In 1919, de Paris began his career in Philadelphia in a small band. He visited New Orleans in 1922 and worked with Louis Armstrong and Armand J. Piron. Throughout the 1920s, he worked in Philadelphia and New York, including as band leader. During this time he permanently switched from saxophone to trombone. Among the musicians de Paris worked with were Stuff Smith, Dave Nelson, Noble Sissle (with whom he toured Europe), and Edgar Hayes.

De Paris toured with Teddy Hill's orchestra from 1936 to 1937 and recorded with the Mills Blue Rhythm Band. Again he joined Louis Armstrong, playing with him from the end of 1937 until the end of the decade.

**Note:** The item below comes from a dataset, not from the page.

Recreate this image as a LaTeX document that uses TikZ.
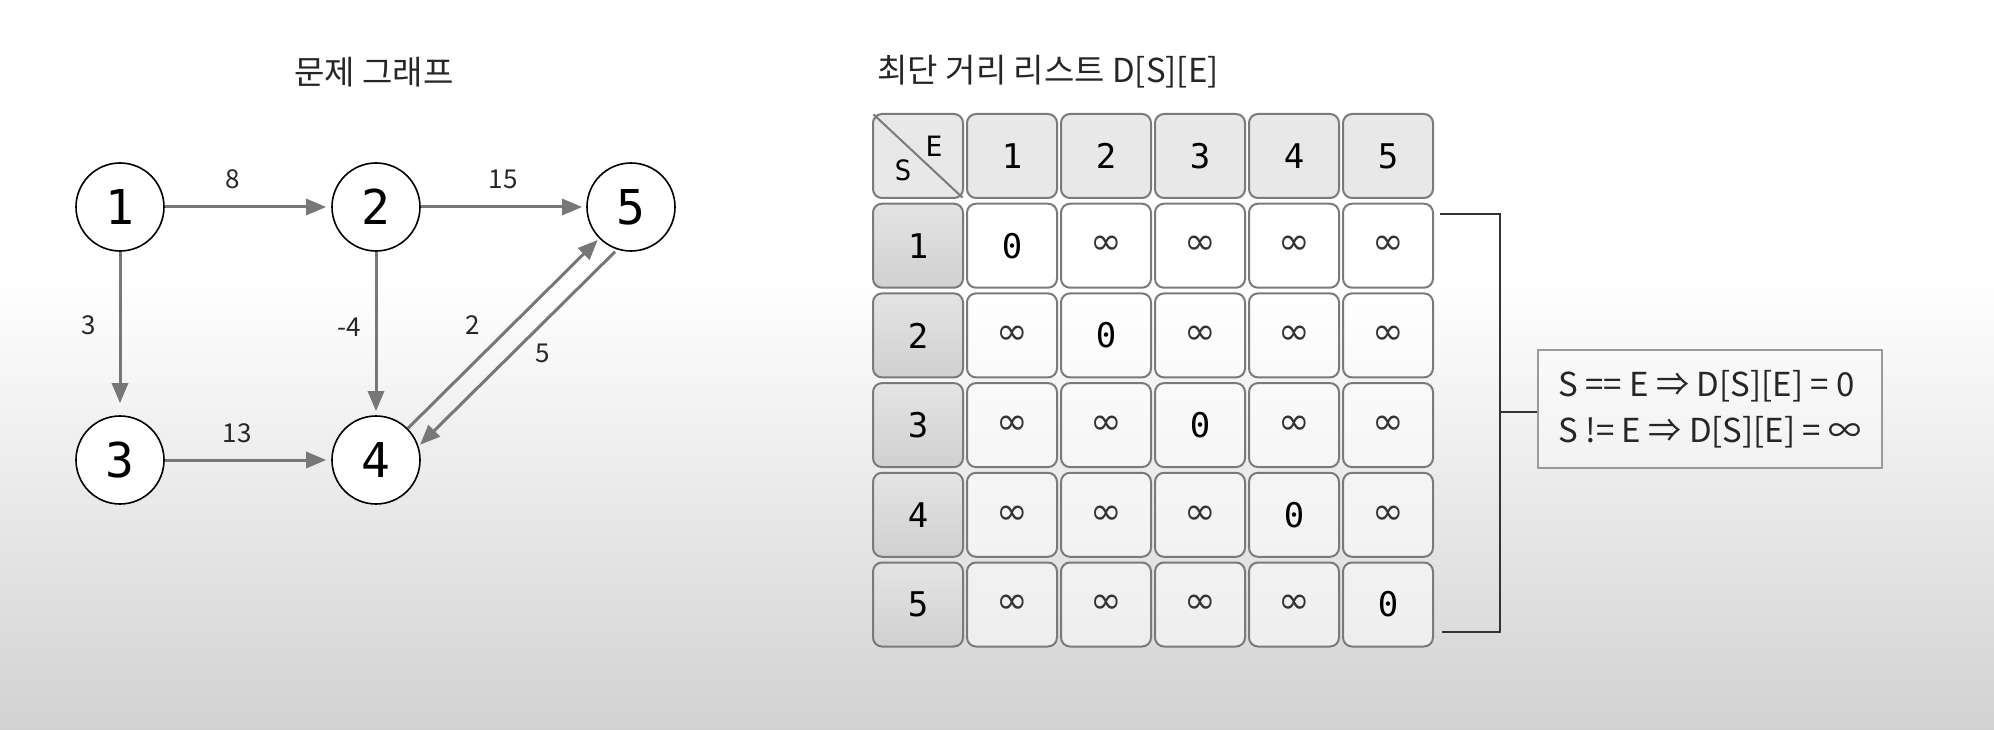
\documentclass[tikz,border=0pt]{standalone}
\usepackage{fontspec}
\setmainfont{DejaVu Sans}
\newfontfamily\kr{Noto Sans CJK KR}
\newfontfamily\mono{DejaVu Sans Mono}
\newfontfamily\dvs{DejaVu Sans}
\usetikzlibrary{arrows.meta,calc}
\definecolor{edgec}{HTML}{777777}
\definecolor{cellb}{HTML}{7A7A7A}
\definecolor{bgbot}{HTML}{D2D2D2}
\definecolor{hdrfill}{HTML}{E8E8E8}
\definecolor{rowtop}{HTML}{E4E4E4}
\definecolor{rowbot}{HTML}{D0D0D0}
\definecolor{brk}{HTML}{333333}
\definecolor{boxb}{HTML}{9A9A9A}
\newcommand\fs[1]{\fontsize{#1}{#1}\selectfont}
\newcommand\inftysym{{\dvs\fs{38}\textcolor{black!80}{∞}}}
\begin{document}
\begin{tikzpicture}[x=1pt,y=-1pt,
  vert/.style={circle,draw=black,line width=1.6pt,fill=white,minimum size=88pt,inner sep=0pt,font=\mono\fs{48}},
  edge/.style={draw=edgec,line width=3pt,-{Triangle[length=20pt,width=16pt]}},
  elab/.style={font=\kr\fs{26},text=black!85},
  cellbase/.style={rectangle,rounded corners=9pt,draw=cellb,line width=2pt,minimum width=90pt,minimum height=84pt,inner sep=0pt},
  hdrcell/.style={cellbase,fill=hdrfill,font=\mono\fs{34}},
  rowcell/.style={cellbase,top color=rowtop,bottom color=rowbot,font=\mono\fs{34}},
  datcell/.style={cellbase,fill=white,fill opacity=0.55,text opacity=1,font=\mono\fs{34}},
  bracketline/.style={draw=brk,line width=2.4pt},
  title/.style={font=\kr\fs{33},text=black!85}
]
\useasboundingbox (0,0) rectangle (1994,730);
\fill[white] (0,0) rectangle (1994,280);
\shade[top color=white,bottom color=bgbot] (0,280) rectangle (1994,730);

% ---------- graph ----------
\node[title] (t1) at (374,72) {문제 그래프};
\node[vert] (n1) at (120,207) {1};
\node[vert] (n2) at (376,207) {2};
\node[vert] (n5) at (631,207) {5};
\node[vert] (n3) at (120,460) {3};
\node[vert] (n4) at (376,460) {4};

\draw[edge,shorten >=5pt] (n1) -- (n2);
\draw[edge,shorten >=4pt] (n2) -- (n5);
\draw[edge,shorten >=12pt] (n1) -- (n3);
\draw[edge,shorten >=4pt] (n2) -- (n4);
\draw[edge,shorten >=5pt] (n3) -- (n4);
\draw[edge,shorten >=2pt] (n4) -- (n5);
\draw[edge,shorten >=2pt,shorten <=3pt] (n5.252) -- (n4.18);

\node[elab] (l12) at (233,179) {8};
\node[elab] (l25) at (503,179) {15};
\node[elab] (l13) at (89,325) {3};
\node[elab] (l24) at (349,327) {-4};
\node[elab] (l45) at (473,325) {2};
\node[elab] (l54) at (543,353) {5};
\node[elab] (l34) at (237,433) {13};

% ---------- table ----------
\node[title,anchor=west] (t2) at (874,72) {최단 거리 리스트 D[S][E]};

\node[hdrcell] (h0) at (918,156) {};
\draw[draw=cellb,line width=2pt,shorten <=2pt,shorten >=2pt] (h0.north west) -- (h0.south east);
\node[font=\mono\fs{28}] (hE) at ([shift={(16,-10)}]h0.center) {E};
\node[font=\mono\fs{28}] (hS) at ([shift={(-15,14)}]h0.center) {S};

\foreach \i in {1,...,5}{
  \node[hdrcell] (h\i) at ({918+94*\i},156) {\i};
  \node[rowcell] (r\i) at (918,{156+89.7*\i}) {\i};
}
\foreach \j in {1,...,5}{
  \foreach \i in {1,...,5}{
    \ifnum\i=\j
      \node[datcell] (d\j\i) at ({918+94*\i},{156+89.7*\j}) {0};
    \else
      \node[datcell] (d\j\i) at ({918+94*\i},{156+89.7*\j}) {\inftysym};
    \fi
  }
}

% ---------- bracket and rule box ----------
\node[draw=boxb,line width=1.5pt,fill=white,fill opacity=0.35,text opacity=1,
      minimum width=344pt,minimum height=118pt,inner sep=0pt,align=left,
      font=\kr\fontsize{33}{46}\selectfont,text=black!85] (rule) at (1710,409)
      {S == E ⇒ D[S][E] = 0\\ S != E ⇒ D[S][E] = ∞};
\coordinate (bt) at (1440,214);
\coordinate (btr) at (1500,214);
\coordinate (bbr) at (1500,632);
\coordinate (bb) at (1442,632);
\coordinate (bm) at (1500,412);
\draw[bracketline] (bt) -- (btr) -- (bbr) -- (bb);
\draw[bracketline] (bm) -- (bm -| rule.west);
\end{tikzpicture}
\end{document}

While De Paris remained an obscure figure during this era, his brother Sidney achieved fame as a trumpet soloist. In 1944, the brothers recorded together for the first time as The DeParis Brothers for Commodore Records, producing four songs. He briefly toured with Ella Fitzgerald and Roy Eldridge before leading his own small band.

In late 1945, de Paris broke up his group to join Duke Ellington with whom he stayed until 1947.

Sponsored by the U.S. State Department, de Paris toured Africa in 1957 as part of the President's International Program for Cultural Relations.

His music is present in the films of Woody Allen, including "In a Persian Market" in The Curse of the Jade Scorpion.

== Death ==
De Paris died in Beekman Downtown Hospital, New York on 3 January 1973. He was survived by two sons and two daughters.